Data extract →
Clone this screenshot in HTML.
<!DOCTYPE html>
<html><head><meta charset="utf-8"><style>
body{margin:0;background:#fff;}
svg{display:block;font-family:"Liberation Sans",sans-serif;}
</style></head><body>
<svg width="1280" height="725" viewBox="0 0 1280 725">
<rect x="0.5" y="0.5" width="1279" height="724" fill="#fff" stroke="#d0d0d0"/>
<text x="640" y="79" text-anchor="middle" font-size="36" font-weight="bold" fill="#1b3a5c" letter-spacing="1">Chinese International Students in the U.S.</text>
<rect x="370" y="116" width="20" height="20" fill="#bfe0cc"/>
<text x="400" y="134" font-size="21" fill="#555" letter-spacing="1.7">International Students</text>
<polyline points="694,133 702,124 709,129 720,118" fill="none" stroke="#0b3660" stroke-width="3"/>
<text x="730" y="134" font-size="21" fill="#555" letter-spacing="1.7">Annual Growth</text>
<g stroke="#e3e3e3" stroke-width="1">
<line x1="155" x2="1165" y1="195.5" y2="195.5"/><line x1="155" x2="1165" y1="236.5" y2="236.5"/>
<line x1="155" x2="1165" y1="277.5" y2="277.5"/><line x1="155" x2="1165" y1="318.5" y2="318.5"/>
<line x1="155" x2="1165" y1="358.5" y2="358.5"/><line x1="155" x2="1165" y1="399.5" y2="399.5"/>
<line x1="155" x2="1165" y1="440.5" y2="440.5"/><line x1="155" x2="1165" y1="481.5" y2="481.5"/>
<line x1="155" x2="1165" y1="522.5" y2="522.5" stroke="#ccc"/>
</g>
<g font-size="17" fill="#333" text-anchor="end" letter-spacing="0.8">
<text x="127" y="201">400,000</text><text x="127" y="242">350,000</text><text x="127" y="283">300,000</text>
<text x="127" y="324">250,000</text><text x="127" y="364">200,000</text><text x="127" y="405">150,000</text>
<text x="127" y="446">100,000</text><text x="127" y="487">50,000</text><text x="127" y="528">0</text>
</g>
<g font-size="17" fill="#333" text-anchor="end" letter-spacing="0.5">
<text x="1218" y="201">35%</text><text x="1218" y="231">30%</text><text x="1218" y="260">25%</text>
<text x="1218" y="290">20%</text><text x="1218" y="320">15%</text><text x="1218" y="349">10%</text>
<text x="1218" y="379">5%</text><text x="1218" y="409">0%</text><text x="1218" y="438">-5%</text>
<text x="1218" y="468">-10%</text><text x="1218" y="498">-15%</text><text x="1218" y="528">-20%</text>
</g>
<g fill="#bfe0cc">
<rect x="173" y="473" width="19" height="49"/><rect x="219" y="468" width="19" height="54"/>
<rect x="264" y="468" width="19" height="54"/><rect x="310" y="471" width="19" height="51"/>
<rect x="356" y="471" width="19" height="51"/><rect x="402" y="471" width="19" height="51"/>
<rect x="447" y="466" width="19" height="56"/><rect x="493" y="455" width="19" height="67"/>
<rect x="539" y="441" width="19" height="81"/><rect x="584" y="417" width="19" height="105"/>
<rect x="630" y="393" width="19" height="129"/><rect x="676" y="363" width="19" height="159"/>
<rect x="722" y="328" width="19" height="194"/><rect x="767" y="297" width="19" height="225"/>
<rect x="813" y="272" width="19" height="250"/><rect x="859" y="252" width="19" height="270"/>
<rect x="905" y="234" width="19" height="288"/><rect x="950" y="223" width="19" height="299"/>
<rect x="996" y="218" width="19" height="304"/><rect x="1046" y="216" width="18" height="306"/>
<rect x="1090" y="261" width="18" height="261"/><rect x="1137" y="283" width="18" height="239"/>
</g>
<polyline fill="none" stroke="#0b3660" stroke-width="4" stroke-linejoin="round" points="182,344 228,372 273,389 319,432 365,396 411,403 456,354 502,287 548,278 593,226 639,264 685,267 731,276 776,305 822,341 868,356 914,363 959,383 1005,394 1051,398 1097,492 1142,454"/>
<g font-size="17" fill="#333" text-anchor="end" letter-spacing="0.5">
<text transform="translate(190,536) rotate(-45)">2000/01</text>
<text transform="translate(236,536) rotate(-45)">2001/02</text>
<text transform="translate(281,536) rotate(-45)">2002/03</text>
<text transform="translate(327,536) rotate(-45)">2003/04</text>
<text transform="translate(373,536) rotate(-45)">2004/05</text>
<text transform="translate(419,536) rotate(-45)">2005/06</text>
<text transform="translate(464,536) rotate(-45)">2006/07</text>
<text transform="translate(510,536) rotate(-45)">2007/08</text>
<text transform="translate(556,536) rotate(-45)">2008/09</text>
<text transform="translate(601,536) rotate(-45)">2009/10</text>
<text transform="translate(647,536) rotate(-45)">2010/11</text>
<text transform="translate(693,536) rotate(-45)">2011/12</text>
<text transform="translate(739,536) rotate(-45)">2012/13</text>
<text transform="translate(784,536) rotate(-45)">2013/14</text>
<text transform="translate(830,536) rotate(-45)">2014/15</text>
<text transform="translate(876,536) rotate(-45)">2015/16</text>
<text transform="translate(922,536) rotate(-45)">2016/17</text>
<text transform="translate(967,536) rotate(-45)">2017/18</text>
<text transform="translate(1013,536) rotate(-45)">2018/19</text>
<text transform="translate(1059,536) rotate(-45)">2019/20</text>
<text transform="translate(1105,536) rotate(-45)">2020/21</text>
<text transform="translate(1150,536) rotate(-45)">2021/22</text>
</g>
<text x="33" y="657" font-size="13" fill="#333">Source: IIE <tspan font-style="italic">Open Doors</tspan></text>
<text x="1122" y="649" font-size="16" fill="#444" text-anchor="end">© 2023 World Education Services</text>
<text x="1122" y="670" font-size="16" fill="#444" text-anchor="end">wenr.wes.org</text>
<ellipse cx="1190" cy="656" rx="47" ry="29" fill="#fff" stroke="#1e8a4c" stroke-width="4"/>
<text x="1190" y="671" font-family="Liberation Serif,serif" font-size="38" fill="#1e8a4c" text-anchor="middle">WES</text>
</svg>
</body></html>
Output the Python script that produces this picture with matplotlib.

Task objective → Transcribe all lines as written.

Worked solution →
Clone this screenshot in HTML.
<!DOCTYPE html>
<html><head><meta charset="utf-8"><style>
body{margin:0;background:#fff;}
svg{display:block;font-family:"Liberation Sans",sans-serif;}
</style></head><body>
<svg width="1280" height="725" viewBox="0 0 1280 725">
<rect x="0.5" y="0.5" width="1279" height="724" fill="#fff" stroke="#d0d0d0"/>
<text x="640" y="79" text-anchor="middle" font-size="36" font-weight="bold" fill="#1b3a5c" letter-spacing="1">Chinese International Students in the U.S.</text>
<rect x="370" y="116" width="20" height="20" fill="#bfe0cc"/>
<text x="400" y="134" font-size="21" fill="#555" letter-spacing="1.7">International Students</text>
<polyline points="694,133 702,124 709,129 720,118" fill="none" stroke="#0b3660" stroke-width="3"/>
<text x="730" y="134" font-size="21" fill="#555" letter-spacing="1.7">Annual Growth</text>
<g stroke="#e3e3e3" stroke-width="1">
<line x1="155" x2="1165" y1="195.5" y2="195.5"/><line x1="155" x2="1165" y1="236.5" y2="236.5"/>
<line x1="155" x2="1165" y1="277.5" y2="277.5"/><line x1="155" x2="1165" y1="318.5" y2="318.5"/>
<line x1="155" x2="1165" y1="358.5" y2="358.5"/><line x1="155" x2="1165" y1="399.5" y2="399.5"/>
<line x1="155" x2="1165" y1="440.5" y2="440.5"/><line x1="155" x2="1165" y1="481.5" y2="481.5"/>
<line x1="155" x2="1165" y1="522.5" y2="522.5" stroke="#ccc"/>
</g>
<g font-size="17" fill="#333" text-anchor="end" letter-spacing="0.8">
<text x="127" y="201">400,000</text><text x="127" y="242">350,000</text><text x="127" y="283">300,000</text>
<text x="127" y="324">250,000</text><text x="127" y="364">200,000</text><text x="127" y="405">150,000</text>
<text x="127" y="446">100,000</text><text x="127" y="487">50,000</text><text x="127" y="528">0</text>
</g>
<g font-size="17" fill="#333" text-anchor="end" letter-spacing="0.5">
<text x="1218" y="201">35%</text><text x="1218" y="231">30%</text><text x="1218" y="260">25%</text>
<text x="1218" y="290">20%</text><text x="1218" y="320">15%</text><text x="1218" y="349">10%</text>
<text x="1218" y="379">5%</text><text x="1218" y="409">0%</text><text x="1218" y="438">-5%</text>
<text x="1218" y="468">-10%</text><text x="1218" y="498">-15%</text><text x="1218" y="528">-20%</text>
</g>
<g fill="#bfe0cc">
<rect x="173" y="473" width="19" height="49"/><rect x="219" y="468" width="19" height="54"/>
<rect x="264" y="468" width="19" height="54"/><rect x="310" y="471" width="19" height="51"/>
<rect x="356" y="471" width="19" height="51"/><rect x="402" y="471" width="19" height="51"/>
<rect x="447" y="466" width="19" height="56"/><rect x="493" y="455" width="19" height="67"/>
<rect x="539" y="441" width="19" height="81"/><rect x="584" y="417" width="19" height="105"/>
<rect x="630" y="393" width="19" height="129"/><rect x="676" y="363" width="19" height="159"/>
<rect x="722" y="328" width="19" height="194"/><rect x="767" y="297" width="19" height="225"/>
<rect x="813" y="272" width="19" height="250"/><rect x="859" y="252" width="19" height="270"/>
<rect x="905" y="234" width="19" height="288"/><rect x="950" y="223" width="19" height="299"/>
<rect x="996" y="218" width="19" height="304"/><rect x="1046" y="216" width="18" height="306"/>
<rect x="1090" y="261" width="18" height="261"/><rect x="1137" y="283" width="18" height="239"/>
</g>
<polyline fill="none" stroke="#0b3660" stroke-width="4" stroke-linejoin="round" points="182,344 228,372 273,389 319,432 365,396 411,403 456,354 502,287 548,278 593,226 639,264 685,267 731,276 776,305 822,341 868,356 914,363 959,383 1005,394 1051,398 1097,492 1142,454"/>
<g font-size="17" fill="#333" text-anchor="end" letter-spacing="0.5">
<text transform="translate(190,536) rotate(-45)">2000/01</text>
<text transform="translate(236,536) rotate(-45)">2001/02</text>
<text transform="translate(281,536) rotate(-45)">2002/03</text>
<text transform="translate(327,536) rotate(-45)">2003/04</text>
<text transform="translate(373,536) rotate(-45)">2004/05</text>
<text transform="translate(419,536) rotate(-45)">2005/06</text>
<text transform="translate(464,536) rotate(-45)">2006/07</text>
<text transform="translate(510,536) rotate(-45)">2007/08</text>
<text transform="translate(556,536) rotate(-45)">2008/09</text>
<text transform="translate(601,536) rotate(-45)">2009/10</text>
<text transform="translate(647,536) rotate(-45)">2010/11</text>
<text transform="translate(693,536) rotate(-45)">2011/12</text>
<text transform="translate(739,536) rotate(-45)">2012/13</text>
<text transform="translate(784,536) rotate(-45)">2013/14</text>
<text transform="translate(830,536) rotate(-45)">2014/15</text>
<text transform="translate(876,536) rotate(-45)">2015/16</text>
<text transform="translate(922,536) rotate(-45)">2016/17</text>
<text transform="translate(967,536) rotate(-45)">2017/18</text>
<text transform="translate(1013,536) rotate(-45)">2018/19</text>
<text transform="translate(1059,536) rotate(-45)">2019/20</text>
<text transform="translate(1105,536) rotate(-45)">2020/21</text>
<text transform="translate(1150,536) rotate(-45)">2021/22</text>
</g>
<text x="33" y="657" font-size="13" fill="#333">Source: IIE <tspan font-style="italic">Open Doors</tspan></text>
<text x="1122" y="649" font-size="16" fill="#444" text-anchor="end">© 2023 World Education Services</text>
<text x="1122" y="670" font-size="16" fill="#444" text-anchor="end">wenr.wes.org</text>
<ellipse cx="1190" cy="656" rx="47" ry="29" fill="#fff" stroke="#1e8a4c" stroke-width="4"/>
<text x="1190" y="671" font-family="Liberation Serif,serif" font-size="38" fill="#1e8a4c" text-anchor="middle">WES</text>
</svg>
</body></html>
Output the Python script that produces this picture with matplotlib.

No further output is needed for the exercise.